SYNTHESIS OF FLOWS The dynamics of WTI oil are currently dominated by an acute geopolitical risk premium, linked to fears of a war in the Middle East involving Iran. This situation has triggered a violent BULLISH acceleration, materialized by a gain of +7.18% in yesterday's session. The current session shows a slight consolidation (-1.60%) on very low volumes (22% of the average), which looks like a digestive pause rather than a trend reversal. Flows are dictated by the fear of a major supply disruption, a narrative that overshadows any other consideration. Upward revisions of targets by banks like Goldman Sachs only validate and amplify this sentiment, while the negative impact on equity markets (flight-to-quality) confirms investors' perception of a stagflationary shock. STRUCTURE, TECHNICAL AND VOLUMETRIC Technically, WTI is in a powerful and established BULLISH trend, moving well above its 20-day ($75.08) and 200-day ($63.79) moving averages. However, the RSI(14) momentum indicator at 76.35 signals an extreme overbought condition. This does not invalidate the trend but significantly increases the risk of a short-term correction or consolidation. The psychological level of $100 has been tested and acts as an immediate resistance. The first relevant technical support is around $89.32 (the opening of yesterday's explosive candle). The low volume on the current intraday pullback suggests an absence of institutional selling pressure for the moment. SCENARIOS & CATALYSTS
BULLISH Scenario (55% probability): A direct military escalation in Iran or disruptions in the Strait of Hormuz would cause a supply shock. Oil would sustainably break through $100 to target the major resistance at $119.48. Catalyst: Confirmation of attacks, closure of sea lanes. Base Scenario (35% probability): The status quo prevails: high tensions and aggressive rhetoric without open conflict. Oil oscillates in a volatile range, mainly between $90 and $105, with the risk premium fluctuating according to the news. Catalyst: Maintaining tensions, additional sanctions. BEARISH Scenario (10% probability): An unexpected diplomatic de-escalation or a massive and coordinated release of strategic reserves (SPR) by consumer countries to calm prices. This would lead to a sharp contraction of the risk premium and a rapid correction towards the $75-80 zone. Catalyst: Announcement of an agreement, coordinated government intervention.

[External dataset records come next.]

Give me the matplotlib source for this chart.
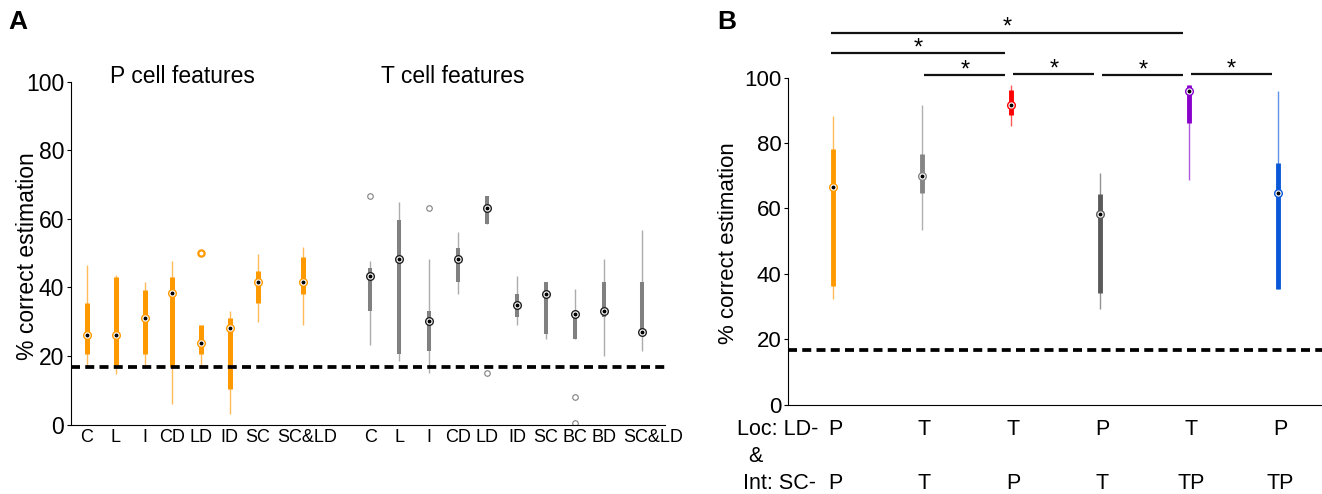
import matplotlib
matplotlib.use("Agg")
import matplotlib.pyplot as plt
from matplotlib.transforms import blended_transform_factory

plt.rcParams['font.family'] = ['Liberation Sans', 'DejaVu Sans']

# ---- Panel A: P cell features (orange) ----
p_labels   = ["C", "L", "I", "CD", "LD", "ID", "SC", "SC&LD"]
p_whislo   = [16.8, 14.6, 16.8, 6.1, 17.0, 3.1, 30.0, 29.1]
p_q1       = [20.7, 16.8, 20.7, 16.8, 20.7, 10.3, 35.4, 38.2]
p_med      = [26.1, 26.0, 31.1, 38.4, 23.8, 28.1, 41.6, 41.6]
p_q3       = [35.3, 43.1, 39.3, 43.1, 29.0, 31.0, 44.9, 48.8]
p_whishi   = [46.6, 43.7, 41.5, 47.8, 29.0, 33.2, 49.8, 51.7]
p_outliers = [[], [], [], [], [50.0], [], [], []]

# ---- Panel A: T cell features (gray) ----
t_labels   = ["C", "L", "I", "CD", "LD", "ID", "SC", "BC", "BD", "SC&LD"]
t_whislo   = [23.2, 18.5, 14.9, 38.2, 58.4, 29.1, 24.9, 24.9, 19.9, 21.5]
t_q1       = [33.2, 20.7, 21.5, 41.5, 58.4, 31.5, 26.5, 24.9, 31.5, 26.9]
t_med      = [43.3, 48.3, 30.2, 48.3, 63.3, 34.9, 38.2, 32.3, 33.2, 26.9]
t_q3       = [45.7, 59.8, 33.1, 51.5, 66.6, 38.2, 41.5, 32.5, 41.5, 41.5]
t_whishi   = [47.8, 64.9, 48.2, 56.1, 66.6, 43.2, 41.5, 39.5, 48.2, 56.6]
t_outliers = [[66.6], [], [63.3], [], [14.9], [], [], [8.1, 0.3], [], []]

# ---- Panel B: combined decoders ----
b_loc    = ["P", "T", "T", "P", "T", "P"]
b_int    = ["P", "T", "P", "T", "TP", "TP"]
b_whislo = [32.2, 53.4, 85.3, 29.2, 68.7, 35.4]
b_q1     = [36.3, 64.8, 88.6, 34.1, 86.1, 35.4]
b_med    = [66.7, 70.0, 91.7, 58.3, 95.9, 64.6]
b_q3     = [78.2, 76.6, 96.2, 64.4, 97.8, 73.8]
b_whishi = [88.3, 91.6, 97.8, 70.8, 97.8, 95.9]
b_colors = ["#FF9900", "#858585", "#FF0000", "#5A5A5A", "#8800CC", "#0A58D8"]
sig_pairs  = [(1, 5), (1, 3), (2, 3), (3, 4), (4, 5), (5, 6)]
sig_height = [113.8, 107.6, 100.8, 101.0, 100.8, 101.0]

chance = 100.0 / 6

W, H = 1322, 494
fig = plt.figure(figsize=(W / 100, H / 100), dpi=100)


def draw_box(ax, x, lo, q1, med, q3, hi, color, box_lw, edge):
    ax.vlines(x, lo, hi, color=color, lw=1.0, alpha=0.65)
    ax.vlines(x, q1, q3, color=color, lw=box_lw, capstyle='butt')
    ax.plot(x, med, 'o', ms=5.5, mfc='white', mec=edge, mew=1.0, zorder=4)
    ax.plot(x, med, 'o', ms=1.8, color='black', zorder=5)


def style_axes(ax, fs):
    for s in ("top", "right"):
        ax.spines[s].set_visible(False)
    ax.set_ylim(0, 100)
    ax.set_yticks(range(0, 101, 20))
    ax.tick_params(axis='y', length=3, labelsize=fs, pad=2)
    ax.axhline(chance, color='black', lw=2.7, ls=(0, (2.4, 1.4)), zorder=6)


# ---------------- Panel A ----------------
axA = fig.add_axes([71 / W, 1 - 424.5 / H, 594 / W, 342.8 / H])
style_axes(axA, 16.5)
p_pos = [1, 2, 3, 3.93, 4.93, 5.93, 6.9, 8.48]
t_pos = [10.79, 11.79, 12.83, 13.83, 14.83, 15.86, 16.86, 17.86, 18.86, 20.17]
p_tick = p_pos[:-1] + [8.6]
t_tick = t_pos[:-1] + [20.55]

for i in range(len(p_labels)):
    draw_box(axA, p_pos[i], p_whislo[i], p_q1[i], p_med[i], p_q3[i], p_whishi[i],
             "#FF9900", 3.6, "#FF9900")
    for o in p_outliers[i]:
        axA.plot(p_pos[i], o, 'o', ms=4.5, mfc='none', mec="#FF9900", mew=1.6)
for i in range(len(t_labels)):
    draw_box(axA, t_pos[i], t_whislo[i], t_q1[i], t_med[i], t_q3[i], t_whishi[i],
             "#808080", 2.9, "#202020")
    for o in t_outliers[i]:
        axA.plot(t_pos[i], o, 'o', ms=4, mfc='none', mec="#808080", mew=0.8)

axA.set_xlim(0.45, 20.97)
axA.set_xticks(p_tick + t_tick)
axA.set_xticklabels(p_labels + t_labels)
axA.tick_params(axis='x', length=0, labelsize=13, pad=3)
axA.text(4.30, 101.6, "P cell features", fontsize=16.5, ha='center', va='center')
axA.text(13.64, 101.6, "T cell features", fontsize=16.5, ha='center', va='center')
fig.text(28 / W, 1 - 256 / H, "% correct estimation", rotation=90,
         fontsize=16.5, ha='center', va='center')
fig.text(18 / W, 1 - 22 / H, "A", fontsize=19, fontweight='bold',
         ha='center', va='center')

# ---------------- Panel B ----------------
axB = fig.add_axes([788.3 / W, 1 - 404.7 / H, 1 - 788.3 / W, 327 / H])
style_axes(axB, 16)
b_pos = list(range(1, len(b_med) + 1))
for i in range(len(b_med)):
    draw_box(axB, b_pos[i], b_whislo[i], b_q1[i], b_med[i], b_q3[i], b_whishi[i],
             b_colors[i], 3.5, b_colors[i])
axB.set_xlim(0.5, 6.5)
axB.set_xticks([])

for (a, b), h in zip(sig_pairs, sig_height):
    start = a - 0.015 if a == 1 else a + 0.03
    axB.plot([start, b - 0.06], [h, h], color='#111111', lw=1.6,
             clip_on=False, solid_capstyle='butt')
    axB.text((start + b - 0.06) / 2, h - 0.4, "*", fontsize=17, ha='center',
             va='baseline', clip_on=False)

tr = blended_transform_factory(axB.transData, fig.transFigure)
for i in range(len(b_loc)):
    axB.text(b_pos[i] + 0.03, 1 - 429 / H, b_loc[i], transform=tr,
             fontsize=15.5, ha='center', va='center')
    axB.text(b_pos[i] + 0.03, 1 - 483.5 / H, b_int[i], transform=tr,
             fontsize=15.5, ha='center', va='center')
fig.text(736.7 / W, 1 - 429 / H, "Loc: LD-", fontsize=15.5, ha='left', va='center')
fig.text(755 / W, 1 - 456.7 / H, "&", fontsize=15.5, ha='center', va='center')
fig.text(743.3 / W, 1 - 483.5 / H, "Int: SC-", fontsize=15.5, ha='left', va='center')
fig.text(729 / W, 1 - 243 / H, "% correct estimation", rotation=90,
         fontsize=16, ha='center', va='center')
fig.text(727 / W, 1 - 22 / H, "B", fontsize=19, fontweight='bold',
         ha='center', va='center')

fig.savefig("out.png", dpi=100)
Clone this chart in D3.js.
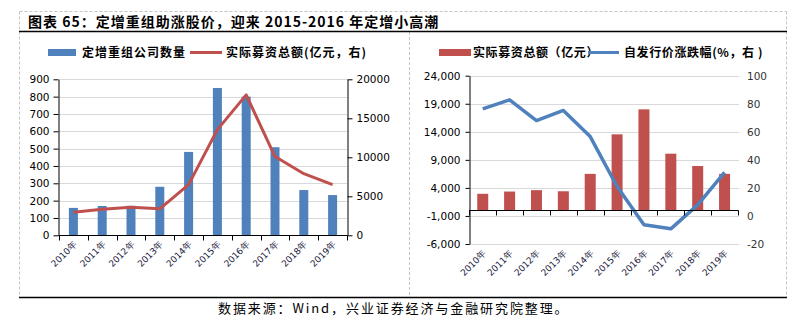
<!DOCTYPE html>
<html>
<head>
<meta charset="utf-8">
<script src="https://cdn.jsdelivr.net/npm/d3@7/dist/d3.min.js"></script>
<style>
  html, body { margin: 0; padding: 0; background: #fff; }
  svg { display: block; }
  .cjk { font-family: "Noto Sans CJK SC", sans-serif; }
  .num { font-family: "DejaVu Sans", sans-serif; }
</style>
</head>
<body>
<svg id="chart" width="808" height="325"></svg>
<script>
// Years shared by both panels
const categories = ["2010年","2011年","2012年","2013年","2014年","2015年","2016年","2017年","2018年","2019年"];
// Number of companies doing placement-backed restructurings
const companyCount = [158, 169, 170, 280, 481, 850, 800, 508, 261, 232];
// Actual funds raised (100 million yuan)
const raisedAmount = [2950, 3350, 3600, 3400, 6500, 13550, 18000, 10100, 7900, 6500];
// Price change relative to issue price (%)
const priceChange = [76.4, 82.8, 68, 75.2, 56.6, 21, -6.3, -9.2, 7.9, 31];

const leftTicksL = [0, 100, 200, 300, 400, 500, 600, 700, 800, 900];
const leftTicksR = [0, 5000, 10000, 15000, 20000];
const rightTicksL = [-6000, -1000, 4000, 9000, 14000, 19000, 24000];
const rightTicksR = [-20, 0, 20, 40, 60, 80, 100];

const title = "图表 65：定增重组助涨股价，迎来 2015-2016 年定增小高潮";
const source = "数据来源：Wind，兴业证券经济与金融研究院整理。";

const BLUE = "#4F81BD", RED = "#C0504D", GRID = "#d9d9d9";
const svg = d3.select("#chart");

// ---- Frame ----
const frame = svg.append("g");
const dash = { stroke: "#c4c4c4", "stroke-width": 1, "stroke-dasharray": "3,2" };
function dline(x1, y1, x2, y2) {
  const l = frame.append("line").attr("x1", x1).attr("y1", y1).attr("x2", x2).attr("y2", y2);
  Object.entries(dash).forEach(([k, v]) => l.attr(k, v));
}
dline(19.5, 11.5, 786.5, 11.5);
dline(19.5, 11.5, 19.5, 297);
dline(786.5, 11.5, 786.5, 297);
dline(409.5, 32, 409.5, 297);
frame.append("line").attr("x1", 19).attr("x2", 787).attr("y1", 31.5).attr("y2", 31.5)
  .attr("stroke", "#000").attr("stroke-width", 1.5);
frame.append("line").attr("x1", 19).attr("x2", 787).attr("y1", 297.5).attr("y2", 297.5)
  .attr("stroke", "#000").attr("stroke-width", 1.5);

svg.append("text").attr("class", "cjk").attr("x", 28).attr("y", 26.5)
  .attr("font-size", 14).attr("font-weight", 700).attr("letter-spacing", 1)
  .attr("fill", "#000").text(title);
svg.append("text").attr("class", "cjk").attr("x", 218).attr("y", 313)
  .attr("font-size", 13).attr("letter-spacing", 1.9)
  .attr("fill", "#000").text(source);

// Shared helpers
function hgrid(g, scale, ticks, x1, x2) {
  g.selectAll(null).data(ticks).join("line")
    .attr("x1", x1).attr("x2", x2)
    .attr("y1", d => Math.round(scale(d)) + 0.5).attr("y2", d => Math.round(scale(d)) + 0.5)
    .attr("stroke", GRID).attr("stroke-width", 1);
}
function styleAxis(g, fontSize) {
  g.selectAll("path").attr("stroke", "#000");
  g.selectAll("line").attr("stroke", "#000");
  g.selectAll("text").attr("font-family", "DejaVu Sans, sans-serif")
    .attr("font-size", fontSize).attr("fill", "#000");
}
function xLabels(g, band, y, dx) {
  g.selectAll(null).data(categories).join("text")
    .attr("font-family", "DejaVu Sans, sans-serif").attr("font-size", 9)
    .attr("fill", "#1a1a40").attr("text-anchor", "end")
    .attr("transform", d => `translate(${band(d) + band.bandwidth() / 2 + dx},${y}) rotate(-45)`)
    .text(d => d);
}

// ---- Left panel: company count bars + raised amount line ----
{
  const g = svg.append("g");
  const x = d3.scaleBand().domain(categories).range([59, 347]).padding(0);
  const y = d3.scaleLinear().domain([0, 900]).range([235.3, 79.3]);
  const y2 = d3.scaleLinear().domain([0, 20000]).range([235.3, 79.3]);

  hgrid(g, y, leftTicksL.slice(1), 59, 347);

  const bw = 9;
  g.selectAll(null).data(companyCount).join("rect")
    .attr("x", (d, i) => x(categories[i]) + x.bandwidth() / 2 - bw / 2)
    .attr("width", bw)
    .attr("y", d => y(d)).attr("height", d => y(0) - y(d))
    .attr("fill", BLUE);

  const line = d3.line().x((d, i) => x(categories[i]) + x.bandwidth() / 2).y(d => y2(d));
  g.append("path").datum(raisedAmount).attr("d", line)
    .attr("fill", "none").attr("stroke", RED).attr("stroke-width", 3)
    .attr("stroke-linejoin", "round");

  const ax = g.append("g").attr("transform", "translate(58.5,0)")
    .call(d3.axisLeft(y).tickValues(leftTicksL).tickSize(5).tickPadding(4).tickSizeOuter(0)
      .tickFormat(d3.format("d")));
  styleAxis(ax, 10.5);
  const ax2 = g.append("g").attr("transform", "translate(347.5,0)")
    .call(d3.axisRight(y2).tickValues(leftTicksR).tickSize(5).tickPadding(4).tickSizeOuter(0)
      .tickFormat(d3.format("d")));
  styleAxis(ax2, 10.5);

  const xb = g.append("g").attr("transform", "translate(0,235.5)");
  xb.append("line").attr("x1", 58.5).attr("x2", 347.5).attr("stroke", "#000");
  xb.selectAll(null).data(d3.range(categories.length + 1)).join("line")
    .attr("x1", i => Math.round(59 + i * x.step()) + 0.5).attr("x2", i => Math.round(59 + i * x.step()) + 0.5)
    .attr("y1", 0).attr("y2", 5).attr("stroke", "#000");
  xLabels(g, x, 245, 4);

  // legend
  const lg = g.append("g");
  lg.append("rect").attr("x", 48).attr("y", 49).attr("width", 28).attr("height", 7).attr("fill", BLUE);
  lg.append("text").attr("class", "cjk").attr("x", 82).attr("y", 57).attr("font-size", 12)
    .attr("font-weight", 700).attr("letter-spacing", 1).text("定增重组公司数量");
  lg.append("line").attr("x1", 190).attr("x2", 222).attr("y1", 52.5).attr("y2", 52.5)
    .attr("stroke", RED).attr("stroke-width", 3);
  lg.append("text").attr("class", "cjk").attr("x", 226).attr("y", 57).attr("font-size", 12)
    .attr("font-weight", 700).attr("letter-spacing", 1).text("实际募资总额(亿元，右)");
}

// ---- Right panel: raised amount bars + price change line ----
{
  const g = svg.append("g");
  const x = d3.scaleBand().domain(categories).range([469.3, 738]).padding(0);
  const y = d3.scaleLinear().domain([-6000, 24000]).range([244, 75.7]);
  const y2 = d3.scaleLinear().domain([-20, 100]).range([244, 75.7]);

  hgrid(g, y, rightTicksL, 469, 739);

  const bw = 11;
  g.selectAll(null).data(raisedAmount).join("rect")
    .attr("x", (d, i) => x(categories[i]) + x.bandwidth() / 2 - bw / 2)
    .attr("width", bw)
    .attr("y", d => y(d)).attr("height", d => y(0) - y(d))
    .attr("fill", RED);

  const line = d3.line().x((d, i) => x(categories[i]) + x.bandwidth() / 2).y(d => y2(d));
  g.append("path").datum(priceChange).attr("d", line)
    .attr("fill", "none").attr("stroke", BLUE).attr("stroke-width", 3.5)
    .attr("stroke-linejoin", "round");

  const ax = g.append("g").attr("transform", "translate(469.5,0)")
    .call(d3.axisLeft(y).tickValues(rightTicksL).tickSize(4).tickPadding(5).tickSizeOuter(0)
      .tickFormat(d3.format(",")));
  styleAxis(ax, 10.5);
  ax.selectAll("text").text(d => d3.format(",")(d).replace("−", "-"));

  const ax2 = g.append("g").attr("transform", "translate(739,0)")
    .call(d3.axisRight(y2).tickValues(rightTicksR).tickSize(0).tickPadding(8));
  ax2.select(".domain").remove();
  styleAxis(ax2, 10.5);
  ax2.selectAll("text").attr("fill", "#333").text(d => String(d));

  const y0 = Math.round(y(0)) + 0.5;
  const xb = g.append("g").attr("transform", `translate(0,${y0})`);
  xb.append("line").attr("x1", 469).attr("x2", 738.5).attr("stroke", "#000");
  xb.selectAll(null).data(d3.range(categories.length + 1)).join("line")
    .attr("x1", i => Math.round(469.3 + i * x.step()) + 0.5).attr("x2", i => Math.round(469.3 + i * x.step()) + 0.5)
    .attr("y1", 0).attr("y2", 5).attr("stroke", "#000");
  xLabels(g, x, 254, 4);

  const lg = g.append("g");
  lg.append("rect").attr("x", 439).attr("y", 49).attr("width", 32).attr("height", 7).attr("fill", RED);
  lg.append("text").attr("class", "cjk").attr("x", 473).attr("y", 57).attr("font-size", 12)
    .attr("font-weight", 700).attr("letter-spacing", 0.6).text("实际募资总额（亿元）");
  lg.append("line").attr("x1", 588).attr("x2", 619).attr("y1", 52.5).attr("y2", 52.5)
    .attr("stroke", BLUE).attr("stroke-width", 3);
  lg.append("text").attr("class", "cjk").attr("x", 624).attr("y", 57).attr("font-size", 12)
    .attr("font-weight", 700).attr("letter-spacing", 0.6).text("自发行价涨跌幅(%，右 )");
}
</script>
</body>
</html>
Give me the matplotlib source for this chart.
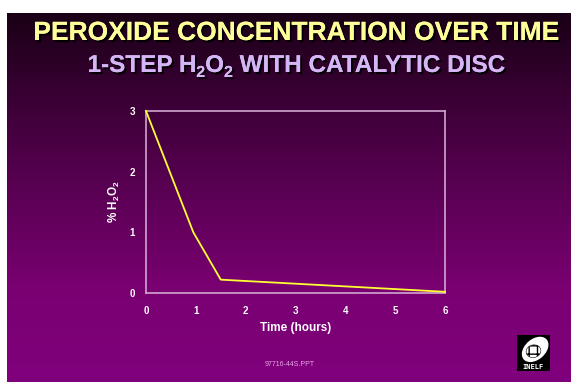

AEGIS VERDICT In a market regime that can be described as CORRECTION for risk assets, where soaring oil prices weigh on equities, this BULLISH signal on WTI is purely fueled by geopolitical risk. The macro risk remains high, and the technical overbought condition imposes strict risk management. The R/R ratio of 3.84:1 is however very attractive and justifies a tactical exposure. We maintain a BULLISH bias as long as the key support in the $89 zone is not broken, while remaining aware of the risk of extreme volatility.